Il trattamento chirurgico delle forme con aumentata pressione, con l'inserzione di un'anastomosi ventricolo-peritoneale, è risultata efficace, ma presenta numerose complicazioni, delle quali le più importanti sono il blocco dell'anastomosi e l'infezione, la cui comparsa può avvenire anche a distanza di tempo dall'intervento, per cui rappresentano un pericolo che dura tutta la vita. In qualche caso è stata usata la ventricolostomia endoscopica del terzo ventricolo, ma è difficile che essa rappresenti una forma efficace di trattamento, perché nella maggior parte dei casi si tratta di un idrocefalo comunicante.
La furosemide e l'acetazolamide sono usate largamente nel trattamento della dilatazione ventricolare, allo scopo di evitare la necessità di passare all'intervento neuro-chirurgico, ma per questi farmaci non esiste ancora una prova controllata. Nella ricerca che andiamo esponendo, attuata nel Regno Unito, è stata eseguita una prova multicentrica, randomizzata e controllata per dimostrare l'ipotesi che questi farmaci riducano l'incidenza dell'anastomosi, della morte o l'aumento della sopravvivenza a 1 anno senza alterazioni neurologiche (Kennedy CR et al., Pediatrics 108 :597-607, 2001-11-28).

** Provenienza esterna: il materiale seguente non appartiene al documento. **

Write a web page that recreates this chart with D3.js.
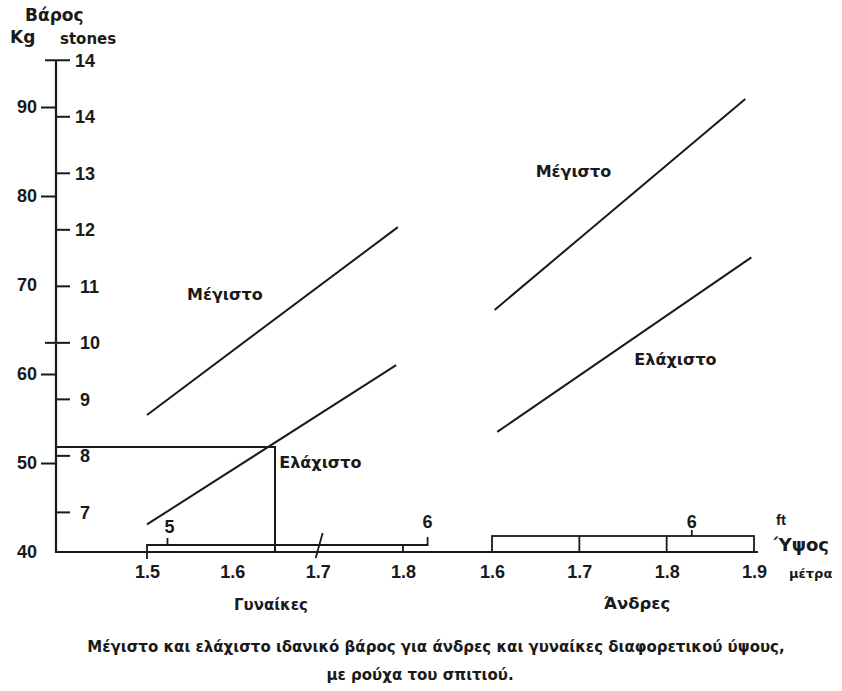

Fra il 1992 e il 1996, 177 lattanti di meno di 3 mesi di età, che avevano un ampiezza ventricolare superiore a 4 mm oltre il 97° centile, successiva a emorragia intraventricolare, furono assegnati a caso o alla terapia standard o alla terapia standard più acetazolamide (100 mg/kg/die) e furosemide (1 mg/kg/die). I neonati che sono entrati nella prova avevano un'età gestazionale media di 28,6 settimane (con un peso intorno a 1.200 g) e un'età postatale media di 3,6 settimane. Il 44% aveva una lesione parenchimali cerebrale all'ECO. La morte o l'applicazione di un'anastomosi liquorale avvenne in 56 degli 88 lattanti che ricevettero i due farmaci, in confronto a 46 sugli 88 che vennero trattati con la semplice terapia standard. Nell'81% dei soggetti trattati con i farmaci, a distanza di 1 anno, venne riscontrato una sofferenza dello sviluppo del sistema neuromotore, contro il 66% di quelli che furono trattati con la terapia standard.
Questi risultati suggeriscono che l'uso della acetazolamide e della furosemide nei pretermine con dilatazione ventricolare postemorragica è inefficace nel ridurre la percentuale di soggetti che necessitarono di un intervento di neurochirurgia (shunt ventricolo-peritoneale) e risultò associata a un aumento della morbilità neurologica. Viene concluso che questo trattamento non può essere consigliato.